I don't mean to come down on you, but I think these introspective questions may be good for you. I hope you find groups of real friends who will reciprocate.

No, no, no. This is great, man. I'm extremely grateful that you even take the time to indulge me with my musings. Just goes to show you're a great guy, Luke! It's funny if this would really turn out to be a yearly thing. Don't get me wrong though, I'm in a totally opposite place from where I was a year ago. It may sound like I have some resentment in me, but really I'm in a good place right now.

That's the thing though, every group I've been a part of always has those moments. It's not that I hate being part of groups, it's just that, with my track record, it's kind of hard to hope. Adjusting expectations and all that. Do I need to be needed? I guess. I mean, I have though about it quite a few times before. Though, I'm not really searching for it.

I think we attract certain types of people around us. If we're surprised about that, we should be the ones to change to attract different people and different groups, right?

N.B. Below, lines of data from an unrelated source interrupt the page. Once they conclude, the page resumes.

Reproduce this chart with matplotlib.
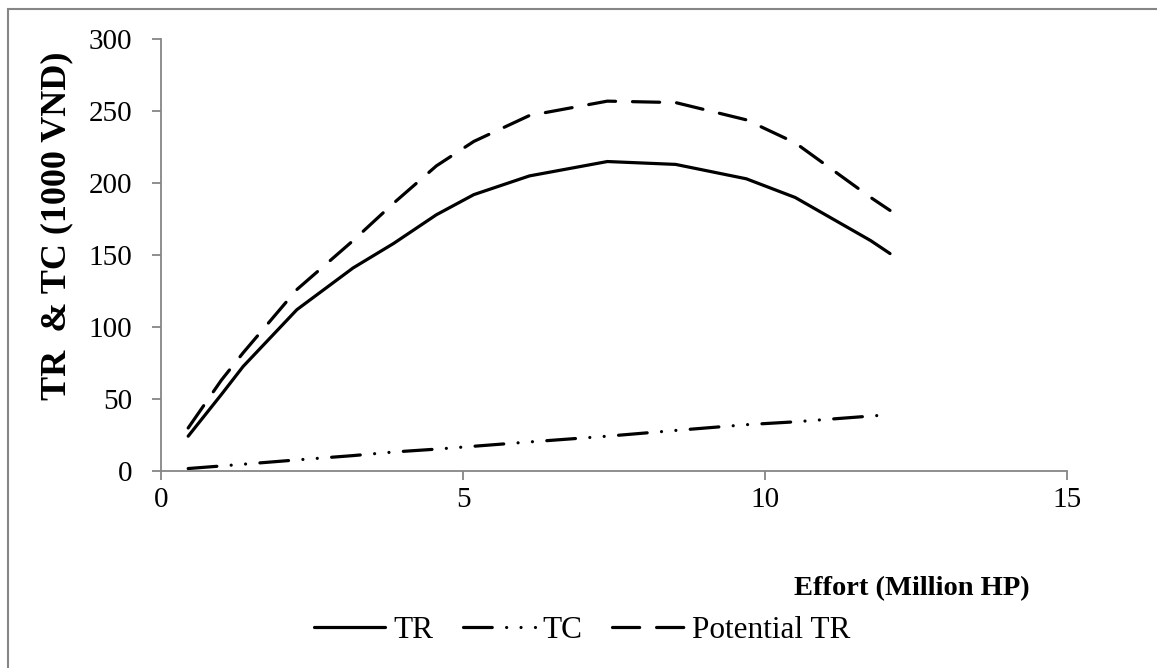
import matplotlib.pyplot as plt
from matplotlib.patches import Rectangle

# effort (million HP) and revenue/cost (1000 VND)
effort = [0.45, 1.0, 1.36, 2.25, 3.18, 3.85, 4.56, 5.18, 6.10, 7.39, 8.52, 9.69, 10.50, 11.75, 12.07]
tr = [24, 53, 72.5, 112, 141, 158, 178, 192, 205, 215, 213, 203, 190, 160, 151]
tc = [1.5, 3.3, 4.5, 7.5, 10.5, 13, 15, 17, 20, 24, 28, 32, 34, 38, 39]
potential_tr = [29.7, 63, 82, 126, 160, 186, 212, 229, 247, 257, 256, 244, 228, 190, 181]

x_ticks = [0, 5, 10, 15]
y_ticks = [0, 50, 100, 150, 200, 250, 300]

plt.rcParams['font.family'] = ['Liberation Serif', 'DejaVu Serif']
axis_gray = '#868686'

fig = plt.figure(figsize=(11.57, 6.68), dpi=100)
ax = fig.add_axes([161 / 1157, 1 - 470.7 / 668, 906 / 1157, 431.4 / 668])

lw = 2.3
ax.plot(effort, tr, color='black', linewidth=lw, linestyle='-', solid_capstyle='round', label='TR')
ax.plot(effort, tc, color='black', linewidth=lw, dash_capstyle='round',
        dashes=(9, 4.5, 0.01, 4.5, 0.01, 4.5), label='TC')
ax.plot(effort, potential_tr, color='black', linewidth=lw, dash_capstyle='round',
        dashes=(8.5, 5.3), label='Potential TR')

ax.set_xlim(0, 15)
ax.set_ylim(0, 300)
ax.set_xticks(x_ticks)
ax.set_yticks(y_ticks)

for side in ['top', 'right']:
    ax.spines[side].set_visible(False)
for side in ['left', 'bottom']:
    ax.spines[side].set_color(axis_gray)
    ax.spines[side].set_linewidth(1.3)

ax.tick_params(axis='both', direction='out', length=6.5, width=1.3, color=axis_gray, labelsize=21)
ax.tick_params(axis='x', pad=5)
ax.tick_params(axis='y', pad=14)

ax.set_xlabel('Effort (Million HP)', fontsize=20.5, fontweight='bold')
ax.xaxis.set_label_coords(0.829, -0.245)
ax.set_ylabel('TR  & TC (1000 VND)', fontsize=26, fontweight='bold')
ax.yaxis.set_label_coords(-0.097, 0.567)

fig.legend(loc='center', bbox_to_anchor=(0.503, 1 - 630 / 668), ncol=3, frameon=False,
           fontsize=22.5, handlelength=2.3, handletextpad=0.25, columnspacing=0.95)

# chart border (only top and left edges fall inside the picture)
fig.patches.append(Rectangle((7.5 / 1157, -0.2), 2, 1.2 - 8.5 / 668, transform=fig.transFigure,
                             fill=False, edgecolor=axis_gray, linewidth=1.5))

fig.savefig('out.png', dpi=100)
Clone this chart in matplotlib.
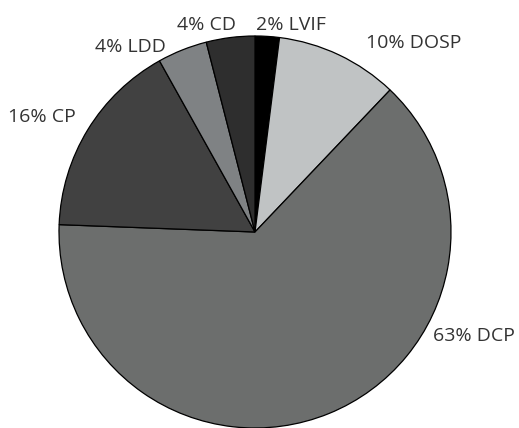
import matplotlib.pyplot as plt

# ---- data (clockwise from 12 o'clock) ----
labels = ["2% LVIF", "10% DOSP", "63% DCP", "16% CP", "4% LDD", "4% CD"]
shares = [2.0, 10.1, 63.5, 16.3, 4.1, 4.0]
colors = ["#000000", "#c0c3c4", "#6c6e6d", "#414141", "#7f8284", "#2e2e2e"]

# label anchors (left edge, baseline) in pixels of the original picture
label_px = [(256, 29.5), (366, 47.5), (433, 341), (8, 122.5), (95, 51.5), (177, 29.5)]

W, H = 519, 428
cx, cy, R = 255, 232, 196

plt.rcParams['font.family'] = ['Open Sans', 'DejaVu Sans']

fig = plt.figure(figsize=(W / 100, H / 100), dpi=100)
ax = fig.add_axes([0, 0, 1, 1])

ax.pie(shares, colors=colors, startangle=90, counterclock=False,
       wedgeprops=dict(edgecolor="black", linewidth=0.9))

ax.set_xlim(-cx / R, (W - cx) / R)
ax.set_ylim(-(H - cy) / R, cy / R)
ax.set_aspect('auto')
ax.axis('off')

for lab, (px, py) in zip(labels, label_px):
    ax.text((px - cx) / R, (cy - py) / R, lab, ha='left', va='baseline',
            fontsize=14, color="#333333")

fig.savefig("out.png", dpi=100)
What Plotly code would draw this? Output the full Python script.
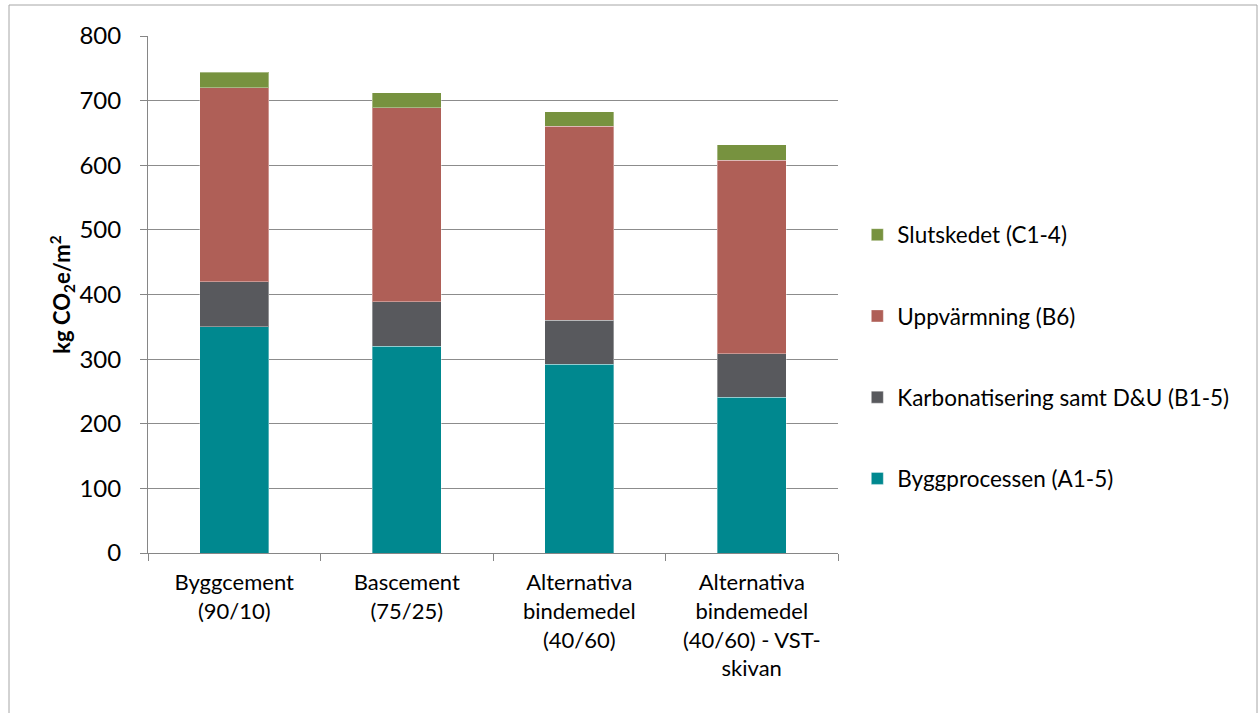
import plotly.graph_objects as go

categories = [
    "Byggcement<br>(90/10)",
    "Bascement<br>(75/25)",
    "Alternativa<br>bindemedel<br>(40/60)",
    "Alternativa<br>bindemedel<br>(40/60) - VST-<br>skivan",
]
byggprocessen = [350, 320, 292, 241]
karbonatisering = [70, 69, 68, 67]
uppvarmning = [300, 300, 300, 300]
slutskedet = [24, 23, 23, 24]

series = [
    ("Byggprocessen (A1-5)", byggprocessen, "#00888F"),
    ("Karbonatisering samt D&U (B1-5)", karbonatisering, "#58595D"),
    ("Uppvärmning (B6)", uppvarmning, "#AF5F57"),
    ("Slutskedet (C1-4)", slutskedet, "#77923F"),
]

font_family = "Lato, 'Open Sans', sans-serif"

fig = go.Figure()
for i, (name, vals, color) in enumerate(series):
    fig.add_trace(go.Bar(
        x=categories, y=vals, name=name, legendgroup=name,
        legendrank=len(series) - i,
        marker=dict(color=color, line=dict(color="rgba(255,255,255,0.35)", width=1)),
    ))

L, R, T, B = 148, 422, 36, 160
W, H = 1260, 713
pw, ph = W - L - R, H - T - B

fig.update_layout(
    width=W, height=H,
    margin=dict(l=L, r=R, t=T, b=B),
    barmode="stack", bargap=0.6,
    plot_bgcolor="white", paper_bgcolor="white",
    font=dict(family=font_family, size=22, color="#000000"),
    legend=dict(
        x=1.028, y=0.38, xanchor="left", yanchor="middle",
        traceorder="grouped", tracegroupgap=49,
        font=dict(size=22.5), itemwidth=30,
    ),
    xaxis=dict(
        showline=True, linecolor="#868686", linewidth=1,
        ticks="outside", tickson="boundaries", ticklen=7, tickcolor="#868686",
        ticklabelstandoff=10,
        tickfont=dict(size=22),
    ),
    yaxis=dict(
        range=[0, 800], dtick=100,
        showline=True, linecolor="#868686", linewidth=1,
        ticks="outside", ticklen=7, tickcolor="#868686",
        ticklabelstandoff=14,
        showgrid=True, gridcolor="#8C8C8C", gridwidth=1,
        zeroline=False,
        tickfont=dict(size=24),
        title=dict(text="<b>kg CO<sub>2</sub>e/m<sup>2</sup></b>", font=dict(size=22), standoff=2),
    ),
    shapes=[dict(
        type="rect", xref="paper", yref="paper",
        x0=(9 - L) / pw, x1=(1257 - L) / pw,
        y0=(H - B - 730) / ph, y1=(H - B - 5) / ph,
        line=dict(color="#A6A6A6", width=1), layer="below",
    )],
)

fig.write_html("out.html")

Yeah, I agree. Hence my search for an identity :D I'm glad the discussion came full circle like that haha! Really though, I'm just trying to be genuine and true to my nature, in hopes of attracting like-minded individuals. I'm happy that I make baby steps toward reaching that goal.

Oh, and I forgot to answer your earlier question! I'm so sorry about that. I was trying to work to distract myself from the grief. No one was able to sleep during the morning, and all the people were just reminiscing about the recently departed. I felt relieved that I was productive during that brief time. There were no conflicts, and I helped solve a number of problems during that period.